Lapangan Banteng yang Langgeng dalam Kemasyhuran
Lapangan Banteng (Sumber: Wikimedia Commons)

Bagikan:

JAKARTA - "Kita ini satu bangsa tempe, ataukah satu bangsa banteng? Kalau kita satu bangsa yang berjoang, kalau kita satu fighting nation, kalau kita satu bangsa banteng, dan bukan satu bangsa tempe, marilah kita berani nyrempet-nyrempet bahaya, berani ber-Vivere Pericoloso.”

Begitulah penggalan pidato Sukarno, Genta Suara Revolusi Indonesia (Gesuri) pada 17 Agustus 1964. Kegemaran bung karno menyebut Indonesia yang kuat sebagai 'Bangsa Banteng' lah yang disinyalir menjadi alasan dirinya setelah kemerdekaan mau mengubah lapangan yang dulunya bernama Waterlooplein menjadi Lapangan Banteng.

Terkait Lapangan Banteng sendiri, jikalau ditelusuri, sudah tentu memiliki sejarah panjang.

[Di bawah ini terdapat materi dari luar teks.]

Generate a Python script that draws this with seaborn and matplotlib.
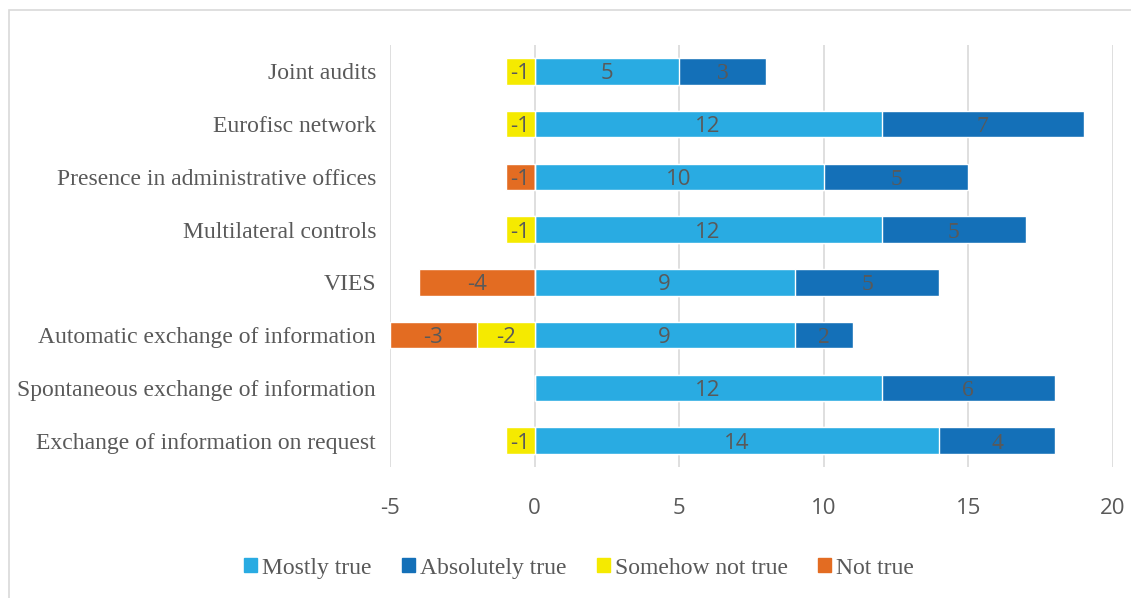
import matplotlib.pyplot as plt
from matplotlib.patches import Patch, Rectangle
import seaborn as sns
import pandas as pd

categories = ["Joint audits", "Eurofisc network", "Presence in administrative offices",
              "Multilateral controls", "VIES", "Automatic exchange of information",
              "Spontaneous exchange of information", "Exchange of information on request"]
mostly_true = [5, 12, 10, 12, 9, 9, 12, 14]
absolutely_true = [3, 7, 5, 5, 5, 2, 6, 4]
somehow_not_true = [-1, -1, 0, -1, 0, -2, 0, -1]
not_true = [0, 0, -1, 0, -4, -3, 0, 0]

C_MOSTLY = "#29ABE2"
C_ABS = "#1470B8"
C_SOMEHOW = "#F5EA00"
C_NOT = "#E36C22"
GRAY = "#595959"
SANS = ["Open Sans", "DejaVu Sans"]

df = pd.DataFrame({"cat": categories, "mostly": mostly_true, "abs": absolutely_true,
                   "somehow": somehow_not_true, "not": not_true})
df["pos_total"] = df["mostly"] + df["abs"]
df["neg_total"] = df["somehow"] + df["not"]

sns.set_style("white")
plt.rcParams["font.family"] = ["Liberation Serif", "DejaVu Serif"]

fig = plt.figure(figsize=(11.31, 5.98), dpi=100)
ax = fig.add_axes([0.3448, 0.219, 0.984 - 0.3448, 0.9247 - 0.219])

# stacked via layering totals under the first segment
sns.barplot(data=df, y="cat", x="pos_total", color=C_ABS, orient="h", width=0.5,
            saturation=1, ax=ax, zorder=2)
sns.barplot(data=df, y="cat", x="mostly", color=C_MOSTLY, orient="h", width=0.5,
            saturation=1, ax=ax, zorder=3)
sns.barplot(data=df, y="cat", x="neg_total", color=C_NOT, orient="h", width=0.5,
            saturation=1, ax=ax, zorder=2)
sns.barplot(data=df, y="cat", x="somehow", color=C_SOMEHOW, orient="h", width=0.5,
            saturation=1, ax=ax, zorder=3)

for i, r in df.iterrows():
    if r["mostly"]:
        ax.text(r["mostly"] / 2, i, str(r["mostly"]), ha="center", va="center_baseline",
                color=GRAY, fontsize=16, family=SANS, zorder=5)
    if r["abs"]:
        ax.text(r["mostly"] + r["abs"] / 2, i, str(r["abs"]), ha="center",
                va="center_baseline", color=GRAY, fontsize=17, zorder=5)
    if r["somehow"]:
        ax.text(r["somehow"] / 2, i, str(r["somehow"]), ha="center", va="center_baseline",
                color=GRAY, fontsize=16, family=SANS, zorder=5)
    if r["not"]:
        ax.text(r["somehow"] + r["not"] / 2, i, str(r["not"]), ha="center",
                va="center_baseline", color=GRAY, fontsize=16, family=SANS, zorder=5)

ax.set_xlim(-5, 20)
ax.set_ylim(7.5, -0.5)
ax.set_xticks([-5, 0, 5, 10, 15, 20])
ax.set_xticklabels(["-5", "0", "5", "10", "15", "20"], family=SANS)
ax.xaxis.grid(True, color="#D9D9D9", linewidth=1.2, zorder=0)
ax.set_axisbelow(True)
ax.tick_params(axis="x", colors=GRAY, labelsize=16, length=0, pad=22)
ax.tick_params(axis="y", colors=GRAY, labelsize=17, length=0, pad=10)
ax.set_xlabel("")
ax.set_ylabel("")
for s in ax.spines.values():
    s.set_visible(False)

handles = [Patch(color=C_MOSTLY, label="Mostly true"),
           Patch(color=C_ABS, label="Absolutely true"),
           Patch(color=C_SOMEHOW, label="Somehow not true"),
           Patch(color=C_NOT, label="Not true")]
leg = fig.legend(handles=handles, loc="center", bbox_to_anchor=(0.512, 0.05), ncol=4,
                 frameon=False, fontsize=17, handlelength=0.55, handleheight=0.55,
                 handletextpad=0.2, columnspacing=1.3)
for t in leg.get_texts():
    t.set_color(GRAY)

fig.patches.append(Rectangle((0.008, -0.01), 1.0, 0.993, transform=fig.transFigure,
                             fill=False, edgecolor="#D9D9D9", linewidth=1.2))

fig.savefig("out.png", dpi=100)
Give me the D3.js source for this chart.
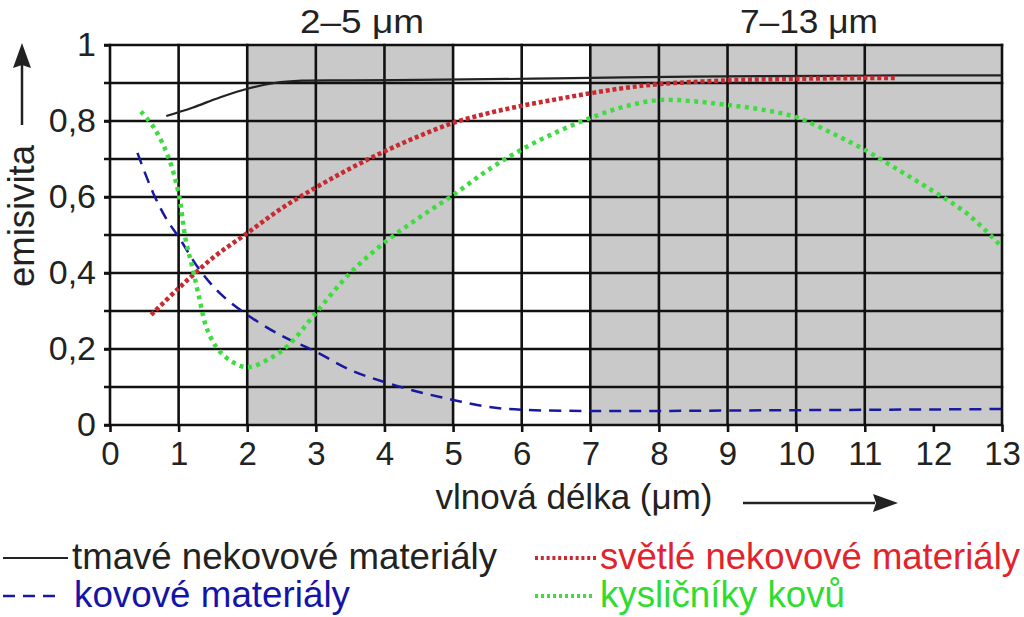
<!DOCTYPE html>
<html>
<head>
<meta charset="utf-8">
<script src="https://cdn.jsdelivr.net/npm/d3@7"></script>
<style>
  html, body { margin: 0; padding: 0; background: #fff; }
  svg { display: block; font-family: "Liberation Sans", Arial, sans-serif; }
</style>
</head>
<body>
<svg id="chart" width="1024" height="617"></svg>
<script>
// ---- data ----
const xTicks = [0,1,2,3,4,5,6,7,8,9,10,11,12,13];
const xGridValues = [0,1,2,3,4,5,6,7,8,9,10,11,13];
const yTicks = [0,0.2,0.4,0.6,0.8,1];
const yGridValues = [0,0.1,0.2,0.3,0.4,0.5,0.6,0.7,0.8,0.9,1];
const yTickLabels = ["0","0,2","0,4","0,6","0,8","1"];
const bands = [[2,5,"2–5 μm"],[7,13,"7–13 μm"]];

const tmaveX = [0.82,1.2,1.6,2.0,2.4,2.8,3.5,4.5,5.5,6.5,7.5,8.5,9.5,10.5,11.5,12.5,13];
const tmaveY = [0.813,0.835,0.862,0.885,0.9,0.906,0.907,0.908,0.91,0.912,0.915,0.917,0.918,0.919,0.92,0.92,0.92];

const svetleX = [0.6,1.0,1.5,2.0,2.5,3.0,3.5,4.0,4.5,5.0,5.5,6.0,6.5,7.0,7.5,8.0,9.0,10.0,11.0,11.45];
const svetleY = [0.29,0.36,0.44,0.505,0.57,0.625,0.675,0.72,0.76,0.795,0.82,0.84,0.857,0.873,0.887,0.897,0.907,0.911,0.913,0.913];

const kovoveX = [0.4,0.63,0.83,1.0,1.3,1.6,2.0,2.5,3.0,3.5,4.0,4.5,5.0,5.5,6.0,7.0,8.0,9.0,10.0,11.0,12.0,13.0];
const kovoveY = [0.716,0.61,0.54,0.495,0.41,0.347,0.29,0.235,0.193,0.145,0.113,0.087,0.066,0.048,0.04,0.037,0.037,0.038,0.039,0.04,0.041,0.042];

const kyslX = [0.45,0.65,0.85,1.0,1.1,1.2,1.3,1.4,1.55,1.75,2.0,2.3,2.6,3.0,3.5,4.0,4.5,5.0,5.5,6.0,6.5,7.0,7.5,8.0,8.5,9.0,9.5,10.0,10.5,11.0,11.5,12.0,12.5,13.0];
const kyslY = [0.825,0.78,0.705,0.61,0.49,0.415,0.335,0.26,0.205,0.17,0.152,0.172,0.21,0.295,0.4,0.48,0.545,0.605,0.67,0.725,0.77,0.808,0.838,0.855,0.852,0.842,0.83,0.81,0.77,0.724,0.67,0.615,0.555,0.468];

const seriesNames = ["tmavé nekovové materiály","kovové materiály","světlé nekovové materiály","kysličníky kovů"];

// ---- layout ----
const svg = d3.select("#chart");
const x = d3.scaleLinear().domain([0,13]).range([110,1002]);
const y = d3.scaleLinear().domain([0,1]).range([425,45]);

// gray bands
svg.append("g").selectAll("rect").data(bands).join("rect")
  .attr("x", d => x(d[0])).attr("y", y(1))
  .attr("width", d => x(d[1]) - x(d[0])).attr("height", y(0) - y(1))
  .attr("fill", "#c9c9c9");

// band titles
svg.append("g").selectAll("text").data(bands).join("text")
  .attr("x", (d,i) => i === 0 ? 362 : 809)
  .attr("y", 33)
  .attr("text-anchor", "middle")
  .attr("font-size", 34)
  .attr("fill", "#222")
  .attr("textLength", (d,i) => i === 0 ? 124 : 138)
  .attr("lengthAdjust", "spacingAndGlyphs")
  .text(d => d[2]);

// grid
const grid = svg.append("g").attr("stroke", "#111").attr("stroke-width", 2.6);
grid.selectAll("line.h").data(yGridValues).join("line").attr("class","h")
  .attr("x1", 104).attr("x2", x(13) + 1.3)
  .attr("y1", d => y(d)).attr("y2", d => y(d));
grid.selectAll("line.v").data(xGridValues).join("line").attr("class","v")
  .attr("x1", d => x(d)).attr("x2", d => x(d))
  .attr("y1", y(1) - 1.3).attr("y2", y(0));

// axes
const fmt = d => yTickLabels[yTicks.indexOf(d)];
const xAxis = svg.append("g").attr("transform", `translate(0,${y(0)})`)
  .call(d3.axisBottom(x).tickValues(xTicks).tickSize(7).tickPadding(10).tickFormat(d3.format("d")));
xAxis.select(".domain").remove();
xAxis.selectAll(".tick line").attr("stroke", "#111").attr("stroke-width", 2.6);
xAxis.selectAll(".tick text").attr("font-size", 33).attr("fill", "#222")
  .attr("font-family", "'Liberation Sans', Arial, sans-serif");

const yAxis = svg.append("g").attr("transform", `translate(${x(0)},0)`)
  .call(d3.axisLeft(y).tickValues(yTicks).tickSize(6).tickPadding(8).tickFormat(fmt));
yAxis.select(".domain").remove();
yAxis.selectAll(".tick line").attr("stroke", "#111").attr("stroke-width", 2.6);
yAxis.selectAll(".tick text").attr("font-size", 34).attr("fill", "#222")
  .attr("font-family", "'Liberation Sans', Arial, sans-serif");

// curves
const line = d3.line().x(d => x(d[0])).y(d => y(d[1])).curve(d3.curveCatmullRom.alpha(0.5));
const zip = (a, b) => a.map((v, i) => [v, b[i]]);
const curves = svg.append("g").attr("fill", "none");
curves.append("path").attr("d", line(zip(kovoveX, kovoveY)))
  .attr("stroke", "#1818a0").attr("stroke-width", 2.5).attr("stroke-dasharray", "12,8");
curves.append("path").attr("d", line(zip(tmaveX, tmaveY)))
  .attr("stroke", "#222").attr("stroke-width", 2.2);
curves.append("path").attr("d", line(zip(svetleX, svetleY)))
  .attr("stroke", "#c92a30").attr("stroke-width", 4.5).attr("stroke-dasharray", "4,2.8");
curves.append("path").attr("d", line(zip(kyslX, kyslY)))
  .attr("stroke", "#3fdc3f").attr("stroke-width", 4.5).attr("stroke-dasharray", "4,4.5");

// axis titles
svg.append("text").attr("x", 574).attr("y", 509).attr("text-anchor", "middle")
  .attr("font-size", 35).attr("fill", "#222")
  .attr("textLength", 277).attr("lengthAdjust", "spacingAndGlyphs")
  .text("vlnová délka (μm)");
svg.append("text").attr("transform", "translate(34,216) rotate(-90)").attr("text-anchor", "middle")
  .attr("font-size", 37).attr("fill", "#222")
  .attr("textLength", 142).attr("lengthAdjust", "spacingAndGlyphs")
  .text("emisivita");

// arrows
svg.append("line").attr("x1", 743).attr("x2", 875).attr("y1", 503).attr("y2", 503)
  .attr("stroke", "#222").attr("stroke-width", 2.5);
svg.append("path").attr("d", "M898,503 L873,494 L876,503 L873,512 Z").attr("fill", "#222");
svg.append("line").attr("x1", 22).attr("x2", 22).attr("y1", 125).attr("y2", 65)
  .attr("stroke", "#222").attr("stroke-width", 2.5);
svg.append("path").attr("d", "M22,43 L13,68 L22,65 L31,68 Z").attr("fill", "#222");

// legend
const legendItems = [
  {name: seriesNames[0], lx: 3, lw: 65, ty: 569, tx: 72, tw: 425, stroke: "#222", sw: 2.2, dash: null, color: "#222"},
  {name: seriesNames[1], lx: 3, lw: 60, ty: 607, tx: 74, tw: 276, stroke: "#1818a0", sw: 2.4, dash: "12,8", color: "#1414a8"},
  {name: seriesNames[2], lx: 535, lw: 63, ty: 569, tx: 600, tw: 420, stroke: "#c92a30", sw: 4, dash: "3,2.8", color: "#e2232b"},
  {name: seriesNames[3], lx: 535, lw: 60, ty: 607, tx: 600, tw: 245, stroke: "#3fdc3f", sw: 4, dash: "3,3", color: "#2fdc2f"}
];
const lg = svg.append("g");
legendItems.forEach(d => {
  lg.append("line").attr("x1", d.lx).attr("x2", d.lx + d.lw)
    .attr("y1", d.ty - 11).attr("y2", d.ty - 11)
    .attr("stroke", d.stroke).attr("stroke-width", d.sw)
    .attr("stroke-dasharray", d.dash);
  lg.append("text").attr("x", d.tx).attr("y", d.ty)
    .attr("font-size", 36).attr("fill", d.color)
    .attr("textLength", d.tw).attr("lengthAdjust", "spacingAndGlyphs")
    .text(d.name);
});
</script>
</body>
</html>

Bahkan, jauh sebelum Bung Karno menyerukan kata, “Kita adalah bangsa banteng, yakni bangsa yang pemberani,” Lapangan Banteng sudah lebih dulu eksis. Gambaran tersebut didapat dari jurnalis senior, Alwi Shahab, dalam bukunya, Saudagar Baghdad dari Betawi (2004).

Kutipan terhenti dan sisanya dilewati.